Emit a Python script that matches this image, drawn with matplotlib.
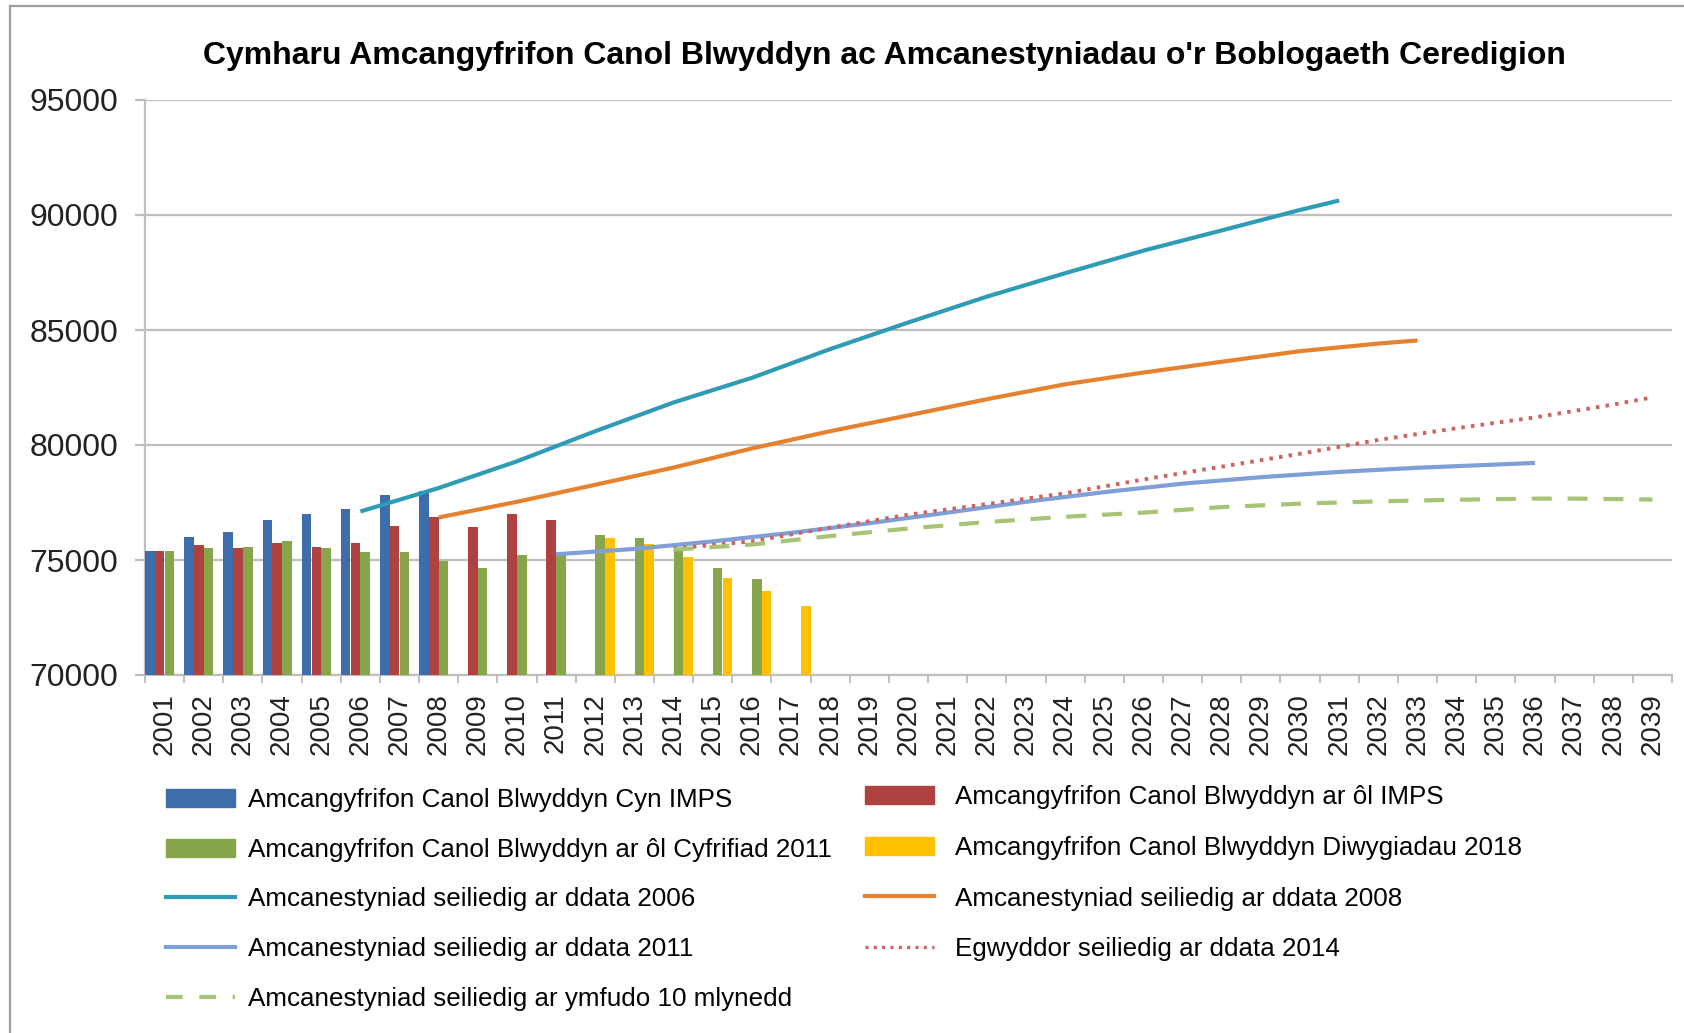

########################################

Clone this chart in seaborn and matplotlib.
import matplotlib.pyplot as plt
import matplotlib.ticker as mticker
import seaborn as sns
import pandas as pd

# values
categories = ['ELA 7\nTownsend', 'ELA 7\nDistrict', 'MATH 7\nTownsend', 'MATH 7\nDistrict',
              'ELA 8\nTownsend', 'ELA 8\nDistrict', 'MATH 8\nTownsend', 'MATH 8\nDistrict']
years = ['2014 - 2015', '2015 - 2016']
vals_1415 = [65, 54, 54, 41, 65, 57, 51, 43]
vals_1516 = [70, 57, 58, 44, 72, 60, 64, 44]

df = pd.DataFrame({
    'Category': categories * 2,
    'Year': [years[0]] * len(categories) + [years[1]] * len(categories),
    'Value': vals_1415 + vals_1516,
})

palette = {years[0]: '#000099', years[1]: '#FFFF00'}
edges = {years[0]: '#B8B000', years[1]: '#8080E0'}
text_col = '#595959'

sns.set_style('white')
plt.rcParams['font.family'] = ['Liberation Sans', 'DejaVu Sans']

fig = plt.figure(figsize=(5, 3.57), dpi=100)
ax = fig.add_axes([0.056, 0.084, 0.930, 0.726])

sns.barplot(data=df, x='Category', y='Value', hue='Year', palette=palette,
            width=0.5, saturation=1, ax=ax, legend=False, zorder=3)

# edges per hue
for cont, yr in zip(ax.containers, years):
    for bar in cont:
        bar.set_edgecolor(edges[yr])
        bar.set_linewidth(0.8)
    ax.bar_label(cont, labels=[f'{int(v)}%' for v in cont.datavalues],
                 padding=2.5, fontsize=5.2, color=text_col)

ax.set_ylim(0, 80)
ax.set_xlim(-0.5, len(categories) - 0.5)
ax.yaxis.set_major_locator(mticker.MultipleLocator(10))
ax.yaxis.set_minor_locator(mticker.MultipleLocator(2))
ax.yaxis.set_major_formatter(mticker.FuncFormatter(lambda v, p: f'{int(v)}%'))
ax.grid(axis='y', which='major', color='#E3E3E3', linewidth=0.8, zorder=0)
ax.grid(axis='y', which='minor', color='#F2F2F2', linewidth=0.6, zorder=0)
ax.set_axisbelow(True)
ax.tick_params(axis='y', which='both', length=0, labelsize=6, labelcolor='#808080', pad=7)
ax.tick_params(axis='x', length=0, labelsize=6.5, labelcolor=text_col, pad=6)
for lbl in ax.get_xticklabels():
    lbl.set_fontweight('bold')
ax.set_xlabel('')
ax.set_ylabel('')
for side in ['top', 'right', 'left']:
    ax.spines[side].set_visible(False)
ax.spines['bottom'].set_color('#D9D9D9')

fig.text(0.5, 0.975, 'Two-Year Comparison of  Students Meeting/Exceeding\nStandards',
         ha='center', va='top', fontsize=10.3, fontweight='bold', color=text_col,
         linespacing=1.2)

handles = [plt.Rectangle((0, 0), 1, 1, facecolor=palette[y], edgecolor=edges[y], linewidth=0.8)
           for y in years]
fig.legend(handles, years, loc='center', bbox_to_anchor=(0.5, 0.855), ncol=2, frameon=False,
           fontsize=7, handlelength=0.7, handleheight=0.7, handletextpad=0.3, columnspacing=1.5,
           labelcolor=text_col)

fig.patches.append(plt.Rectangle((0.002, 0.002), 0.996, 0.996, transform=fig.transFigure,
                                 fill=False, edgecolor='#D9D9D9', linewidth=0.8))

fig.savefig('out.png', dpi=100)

########################################

**Task description:**
Collect each line of the entries that has the word "seaborn", copying it in full.

**Worked answer:**
Clone this chart in seaborn and matplotlib.
import seaborn as sns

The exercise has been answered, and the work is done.